Interview: Tina Tara

Can you tell us about your latest project? What inspired it, and what can your fans expect from it?

My next release is called “The Flame”. It will be on all streaming platforms on 22 March.

It is an original song by Cheap Trick that was first released in 1988 and reached #1 on the Billboard charts. When I first heard it, I felt an instant connection to it and decided to make it my own. For the song I got to work with Damon Sharpe, who produced the single. Damon is a well-known artist, producer and DJ based in Los Angeles, known for his work writing the hit single “Love Don’t Cost A Thing”, which was released by Jennifer Lopez. He also worked with artists such as Ariana Grande, Kelly Rowland, Pitbull, Alesso and many more.

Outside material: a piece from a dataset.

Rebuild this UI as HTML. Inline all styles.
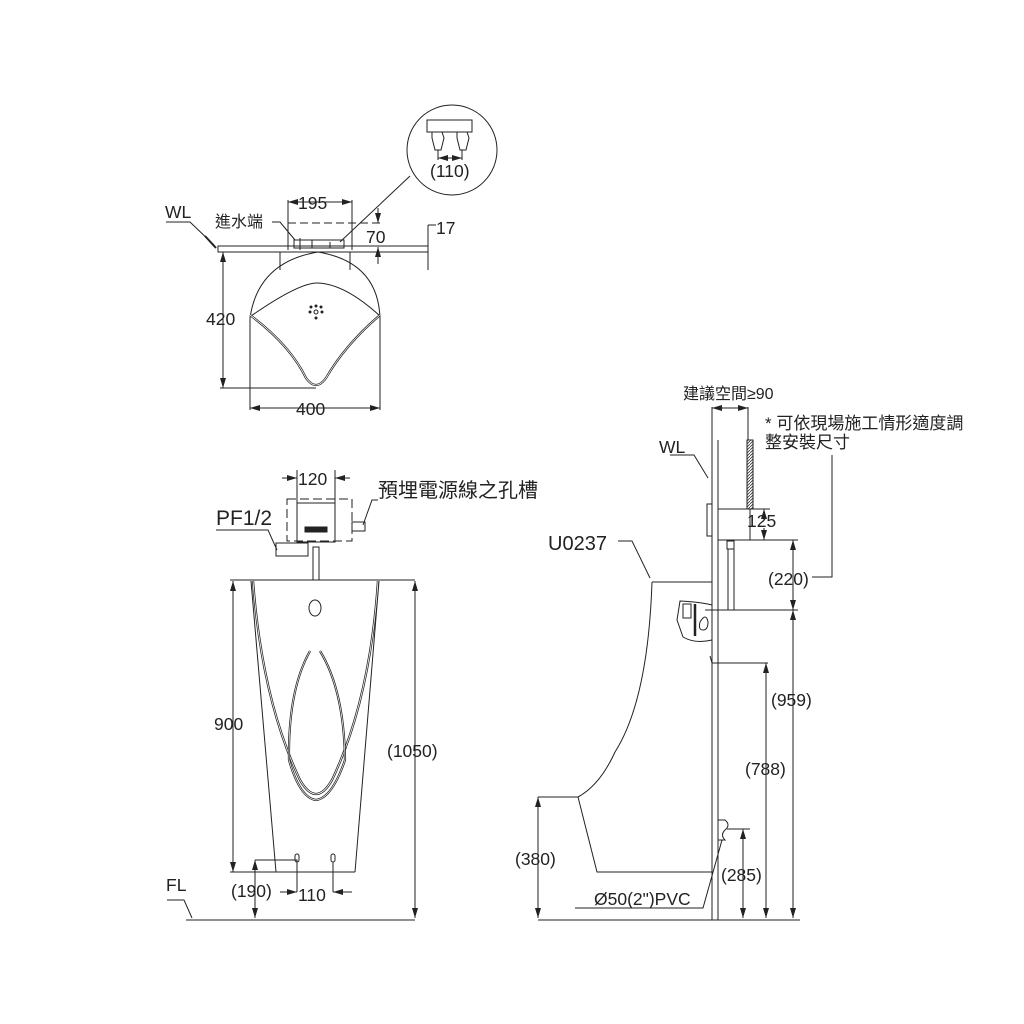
<!DOCTYPE html>
<html><head><meta charset="utf-8"><style>
html,body{margin:0;padding:0;background:#fff;}
svg{display:block}
text{font-family:"Liberation Sans","Noto Sans CJK TC",sans-serif;fill:#222}
</style></head><body>
<svg width="1024" height="1024" viewBox="0 0 1024 1024" xmlns="http://www.w3.org/2000/svg">
<defs>
<marker id="a" viewBox="0 0 10 6" refX="10" refY="3" markerWidth="10" markerHeight="6" orient="auto-start-reverse" markerUnits="userSpaceOnUse"><path d="M0,0 L10,3 L0,6z" fill="#222"/></marker>
<pattern id="h" width="3" height="3" patternUnits="userSpaceOnUse"><path d="M0,3 L3,0" stroke="#333" stroke-width="0.8"/></pattern>
</defs>
<g fill="none" stroke="#222" stroke-width="1">
<!-- TOP VIEW -->
<rect x="218" y="246" width="210" height="6"/>
<path d="M250,318 Q258,262 318,252 Q378,262 380,318"/>
<path d="M251,316 Q300,282 318,283 Q345,284 380,316"/>
<path d="M250,315 Q290,345 306,378 Q316,392 326,378 Q345,345 380,315" stroke-width="2.2"/>
<path d="M250,315 Q290,345 306,378 Q316,392 326,378 Q345,345 380,315" stroke="#fff" stroke-width="0.8"/>
<path d="M250,318 V410 M380,318 V410 M280,252 V270 M350,252 V270"/>
<path d="M250,408 H380" marker-start="url(#a)" marker-end="url(#a)"/>
<path d="M220,388 H316"/>
<path d="M223,252 V388" marker-start="url(#a)" marker-end="url(#a)"/>
<path d="M288,200 V250 M352,200 V250"/>
<path d="M288,202 H352" marker-start="url(#a)" marker-end="url(#a)"/>
<path d="M288,223 H380" stroke-dasharray="8,4"/>
<path d="M378,208 V223" marker-end="url(#a)"/><path d="M378,264 V247" marker-end="url(#a)"/><path d="M378,247 V252"/>
<path d="M428,252 V270 M428,225 V246"/>
<path d="M428,225 H436"/>
<path d="M294,240 h50 v8 h-50z M300,238 v12 M312,240 v8 M330,242 v6"/>
<path d="M166,222 H190 L214,245"/><path d="M205,236 L216,248" stroke-width="2"/>
<path d="M272,222 H280 L295,240"/>
<g fill="#222"><circle cx="316" cy="306" r="1"/><circle cx="316" cy="318" r="1"/><circle cx="310" cy="312" r="1"/><circle cx="322" cy="312" r="1"/><circle cx="311" cy="307" r="1"/><circle cx="321" cy="307" r="1"/></g>
<circle cx="316" cy="312" r="2"/>
<!-- detail circle -->
<circle cx="452" cy="150" r="45"/>
<path d="M340,242 L410,176"/>
<rect x="427" y="120" width="45" height="12"/>
<path d="M432,132 h10 l2,6 l-3,12 h-6 l-3,-12z M457,132 h10 l2,6 l-3,12 h-6 l-3,-12z"/>
<path d="M438,150 V160 M462,150 V160"/>
<path d="M438,158 H462" marker-start="url(#a)" marker-end="url(#a)"/>
<!-- FRONT VIEW -->
<rect x="287" y="499" width="65" height="42" stroke-dasharray="9,4"/>
<rect x="297" y="503" width="38" height="39"/>
<rect x="305" y="527" width="22" height="5" fill="#222"/>
<rect x="352" y="522" width="13" height="9"/>
<path d="M276,543 H308 V556 H276z M313,547 h6 v33 h-6z"/>
<path d="M297,470 V503 M335,470 V503"/>
<path d="M282,478 H297" marker-end="url(#a)"/><path d="M350,478 H335" marker-end="url(#a)"/>
<path d="M216,530 H268 L277,550"/>
<path d="M378,500 H372 L363,525"/>
<path d="M230,580 H415"/>
<path d="M251,581 L276,872 M379,581 L355,872 M230,872 H355"/>
<path d="M253,581 Q262,700 300,780 Q316,808 332,780 Q370,700 378,581" stroke-width="2.3"/>
<path d="M253,581 Q262,700 300,780 Q316,808 332,780 Q370,700 378,581" stroke="#fff" stroke-width="0.8"/>
<path d="M310,651 Q288,690 289,760 Q300,798 316,800 M320,651 Q344,690 345,760 Q332,798 316,800" stroke-width="2.2"/>
<path d="M310,651 Q288,690 289,760 Q300,798 316,800 M320,651 Q344,690 345,760 Q332,798 316,800" stroke="#fff" stroke-width="0.7"/>
<ellipse cx="315" cy="608" rx="6" ry="8"/>
<rect x="295" y="854" width="4" height="8" rx="2"/><rect x="331" y="854" width="4" height="8" rx="2"/>
<path d="M233,581 V872" marker-start="url(#a)" marker-end="url(#a)"/>
<path d="M415,581 V918" marker-start="url(#a)" marker-end="url(#a)"/>
<path d="M186,920 H415"/>
<path d="M167,900 H184 L192,918"/>
<path d="M255,860 H297 V892 M333,862 V892"/>
<path d="M255,860 V918" marker-start="url(#a)" marker-end="url(#a)"/>
<path d="M280,892 H297" marker-end="url(#a)"/><path d="M352,892 H333" marker-end="url(#a)"/>
<!-- SIDE VIEW -->
<path d="M712,440 V920 M718,440 V920"/>
<rect x="747" y="440" width="6" height="69" fill="url(#h)"/>
<rect x="718" y="509" width="32" height="31"/>
<rect x="707" y="504" width="5" height="32"/>
<path d="M712,407 V440 M748,407 V440"/>
<path d="M712,408 H748" marker-start="url(#a)" marker-end="url(#a)"/>
<path d="M750,509 H770 M718,540 H798"/>
<path d="M764,520 V509" marker-end="url(#a)"/><path d="M764,528 V540" marker-end="url(#a)"/>
<path d="M832,455 V577 H812"/>
<path d="M793,540 V610" marker-start="url(#a)" marker-end="url(#a)"/>
<path d="M793,610 V918" marker-start="url(#a)" marker-end="url(#a)"/>
<path d="M718,610 H798"/>
<path d="M727,541 h7 v8 h-7z M728,549 h6 v61 h-6z"/>
<path d="M705,610 H734"/>
<path d="M680,601 Q700,602 712,605 V640 Q695,644 683,637 L677,620z"/>
<rect x="683" y="604" width="8" height="14"/>
<path d="M695,604 V636" stroke-width="2.5"/>
<path d="M700,622 Q706,612 708,622 Q708,630 703,630 Q698,630 700,622"/>
<path d="M712,663 H768"/>
<path d="M710,656 L712,663"/>
<path d="M766,663 V918" marker-start="url(#a)" marker-end="url(#a)"/>
<path d="M652,582 H712"/>
<path d="M652,582 Q648,700 615,752 Q600,785 578,797 M538,797 H578 L597,872 H712"/>
<path d="M538,797 V918" marker-start="url(#a)" marker-end="url(#a)"/>
<path d="M538,920 H800"/>
<path d="M718,820 h7 q6,5 0,10 q-5,5 0,10 h-7"/>
<path d="M727,829 H750"/>
<path d="M743,829 V918" marker-start="url(#a)" marker-end="url(#a)"/>
<path d="M575,908 H703 L722,840"/>
<path d="M618,541 H632 L650,578"/>
<path d="M670,455 H694 L708,478"/>
</g>
<g font-size="17.5">
<text x="165" y="218">WL</text>
<text x="215" y="227" font-size="16">進水端</text>
<text x="298" y="209">195</text>
<text x="366" y="243">70</text>
<text x="436" y="234">17</text>
<text x="206" y="325">420</text>
<text x="296" y="415">400</text>
<text x="430" y="177">(110)</text>
<text x="298" y="485">120</text>
<text x="216" y="525" font-size="21">PF1/2</text>
<text x="378" y="497" font-size="20">預埋電源線之孔槽</text>
<text x="214" y="730">900</text>
<text x="387" y="757">(1050)</text>
<text x="166" y="891">FL</text>
<text x="231" y="897">(190)</text>
<text x="298" y="901">110</text>
<text x="683" y="399" font-size="16">建議空間≥90</text>
<text x="765" y="429" font-size="17">* 可依現場施工情形適度調</text>
<text x="765" y="448" font-size="17">整安裝尺寸</text>
<text x="659" y="453">WL</text>
<text x="747" y="527">125</text>
<text x="768" y="585">(220)</text>
<text x="548" y="550" font-size="20">U0237</text>
<text x="771" y="706">(959)</text>
<text x="745" y="775">(788)</text>
<text x="515" y="865">(380)</text>
<text x="721" y="881">(285)</text>
<text x="594" y="905">Ø50(2")PVC</text>
</g>
</svg>
</body></html>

I feel very excited about this release and can’t wait to share it with my current and new fans.

Songwriting can be a cathartic process. What emotions or messages do you hope your music conveys to listeners?

I think for the most part, I want my lyrics to be genuine and heartfelt. I know songwriting has become almost something like a sport in our world nowadays. I am trying to keep it real and communicate the truth that lives in me.

How has your musical style evolved over the years, and what do you hope to convey through your music now compared to when you first started your career?

My style has definitely changed and gone through different phases from soul to R&B to rock to pop and now even EDM… However, the intention behind my music has never changed. I always wanted to convey the truth that lived within me at that particular point and that is still the case to this day.

Many fans look up to their favorite artists as role models. What advice do you have for aspiring musicians who hope to make a name for themselves in the music industry?

Get inspired by others, but don’t copy them. Find out who you are and share your authentic expression with the world.

And don’t give up.

In the age of streaming and digital platforms, how do you navigate the challenges of making a living as a recording artist, and what advice would you give to aspiring musicians trying to break into the industry?

Try to find a balance between the creative and the logical tasks you have to do to be successful. The sooner you learn how to market yourself, the sooner you will be able to earn money with your music. It can be a very daunting process at first and there are so many people out there trying to take advantage of you selling you things that never work and promise you things they knew were not going to happen in the first place.

The one thing that will create connection the fastest is being in front of an audience, whether it is on a lifestream or in concert. When people get to know you, they are much more likely to support your music.

Your image and style often become part of your brand as an artist. How do you approach your personal image and fashion choices to express yourself and connect with your fans?

Fashion has always been a part of my life, I went to fashion school and studied the process of designing and creating fashion. It is not something I am thinking about a lot, it kind of comes naturally to me. I love expressing myself through fashion and I even feel like it sometimes fuels my inspiration for new music.

The future is always uncertain, but what are your long-term goals and aspirations as a recording artist, and what can your fans expect from you in the coming years?

Win a bunch of Grammys, and perform the halftime show at the Super Bowl. Wouldn’t that be something?